» RECORDS FOR PROCESSING

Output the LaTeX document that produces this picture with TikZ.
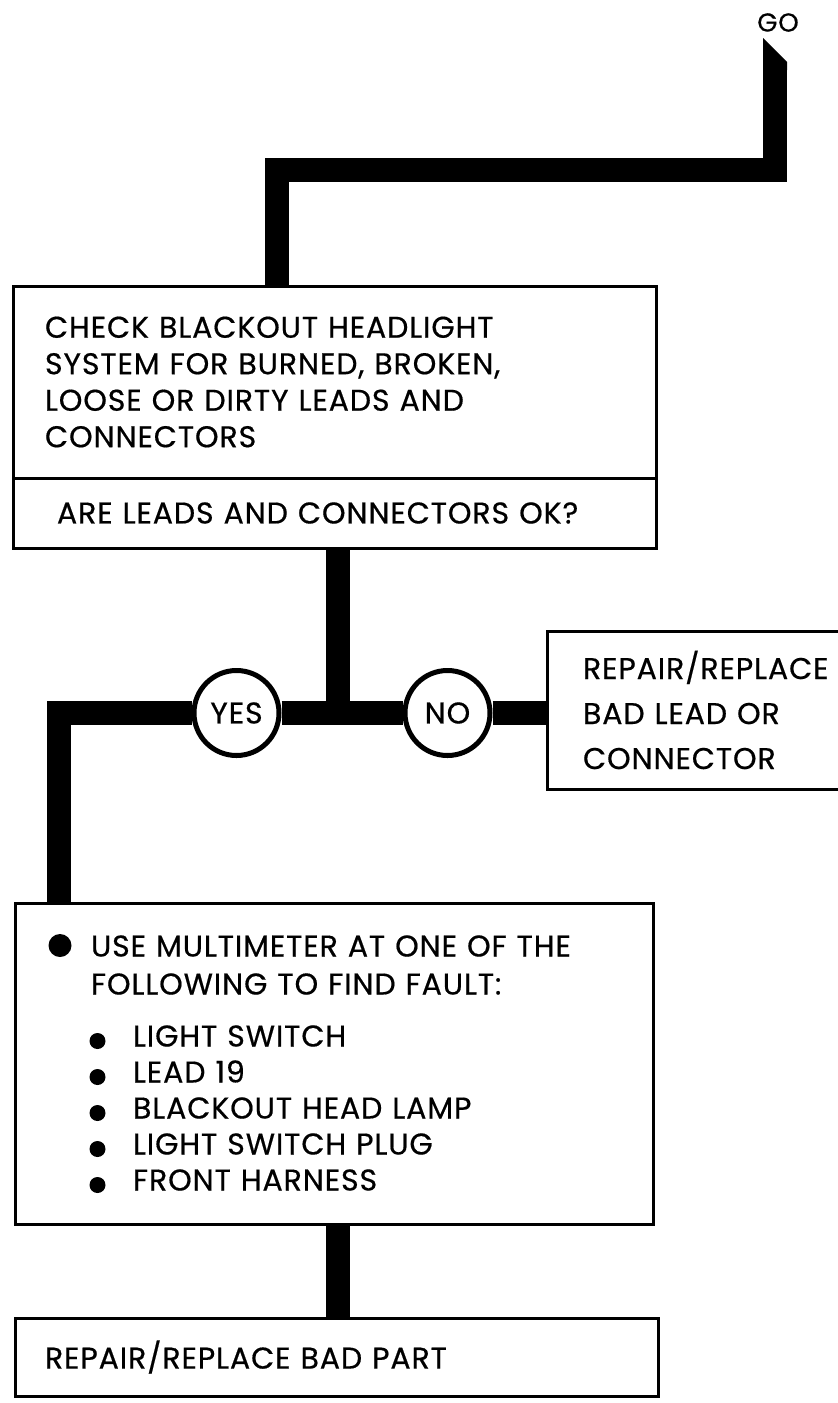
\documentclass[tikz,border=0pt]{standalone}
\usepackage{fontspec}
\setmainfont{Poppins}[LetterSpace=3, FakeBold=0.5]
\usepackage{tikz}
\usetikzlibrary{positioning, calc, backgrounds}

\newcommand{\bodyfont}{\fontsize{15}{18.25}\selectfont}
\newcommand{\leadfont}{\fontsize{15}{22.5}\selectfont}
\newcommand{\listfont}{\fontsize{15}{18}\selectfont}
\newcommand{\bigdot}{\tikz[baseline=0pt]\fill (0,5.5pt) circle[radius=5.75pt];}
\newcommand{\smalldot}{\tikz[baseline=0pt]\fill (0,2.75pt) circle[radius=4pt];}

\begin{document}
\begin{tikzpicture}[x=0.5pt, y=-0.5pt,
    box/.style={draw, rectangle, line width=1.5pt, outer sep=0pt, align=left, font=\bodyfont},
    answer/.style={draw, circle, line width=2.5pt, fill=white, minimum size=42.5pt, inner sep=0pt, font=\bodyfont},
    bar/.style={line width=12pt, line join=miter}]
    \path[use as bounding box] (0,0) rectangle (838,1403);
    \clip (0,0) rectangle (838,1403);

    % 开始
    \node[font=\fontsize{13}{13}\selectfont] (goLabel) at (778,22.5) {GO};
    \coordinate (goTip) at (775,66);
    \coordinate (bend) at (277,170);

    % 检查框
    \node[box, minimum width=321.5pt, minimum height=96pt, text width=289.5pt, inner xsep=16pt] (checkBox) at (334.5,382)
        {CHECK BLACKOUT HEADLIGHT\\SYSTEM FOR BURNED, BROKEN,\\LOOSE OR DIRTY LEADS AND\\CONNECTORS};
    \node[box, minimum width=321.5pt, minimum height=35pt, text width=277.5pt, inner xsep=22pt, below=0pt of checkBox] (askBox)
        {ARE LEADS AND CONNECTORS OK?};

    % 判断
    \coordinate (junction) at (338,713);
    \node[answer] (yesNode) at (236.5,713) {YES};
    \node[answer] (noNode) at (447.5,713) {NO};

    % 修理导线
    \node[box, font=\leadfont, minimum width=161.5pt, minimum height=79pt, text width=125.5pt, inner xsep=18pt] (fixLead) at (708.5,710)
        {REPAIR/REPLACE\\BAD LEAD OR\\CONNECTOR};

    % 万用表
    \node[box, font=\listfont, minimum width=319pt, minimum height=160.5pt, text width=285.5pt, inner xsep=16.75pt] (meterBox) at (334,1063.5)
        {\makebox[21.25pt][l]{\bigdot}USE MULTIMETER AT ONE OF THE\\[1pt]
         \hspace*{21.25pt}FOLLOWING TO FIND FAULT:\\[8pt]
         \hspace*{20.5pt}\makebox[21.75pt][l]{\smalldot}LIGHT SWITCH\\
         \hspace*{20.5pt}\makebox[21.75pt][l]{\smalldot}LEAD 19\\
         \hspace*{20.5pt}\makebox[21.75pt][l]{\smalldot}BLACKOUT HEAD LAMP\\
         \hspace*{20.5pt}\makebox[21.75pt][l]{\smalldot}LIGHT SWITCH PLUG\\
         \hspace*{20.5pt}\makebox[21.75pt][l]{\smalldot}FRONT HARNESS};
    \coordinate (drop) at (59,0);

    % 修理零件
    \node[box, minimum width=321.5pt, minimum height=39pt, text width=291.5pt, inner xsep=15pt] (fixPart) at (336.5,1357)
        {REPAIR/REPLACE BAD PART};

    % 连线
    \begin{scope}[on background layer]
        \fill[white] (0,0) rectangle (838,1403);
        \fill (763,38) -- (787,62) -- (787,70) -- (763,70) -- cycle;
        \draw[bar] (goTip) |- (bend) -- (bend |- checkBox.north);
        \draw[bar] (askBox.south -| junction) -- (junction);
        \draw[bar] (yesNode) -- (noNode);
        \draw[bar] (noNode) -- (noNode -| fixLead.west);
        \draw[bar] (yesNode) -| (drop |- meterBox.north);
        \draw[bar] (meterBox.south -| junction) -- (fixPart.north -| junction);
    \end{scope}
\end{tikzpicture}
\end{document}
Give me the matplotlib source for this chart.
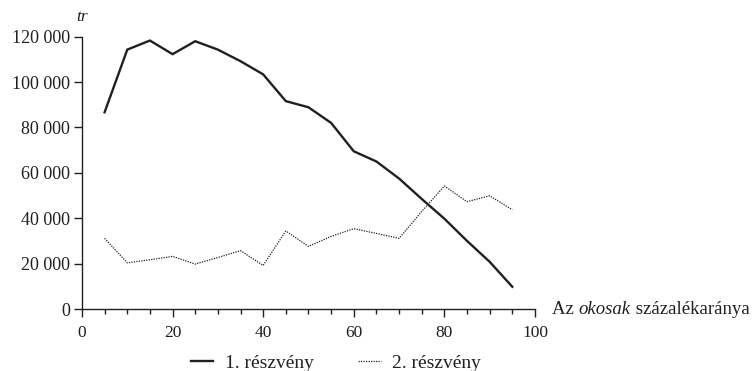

» SET PROBLEM
Scan the listing above. Collect all lines with the word "this".

» WRITTEN ANSWER
Output the LaTeX document that produces this picture with TikZ.
Give me the matplotlib source for this chart.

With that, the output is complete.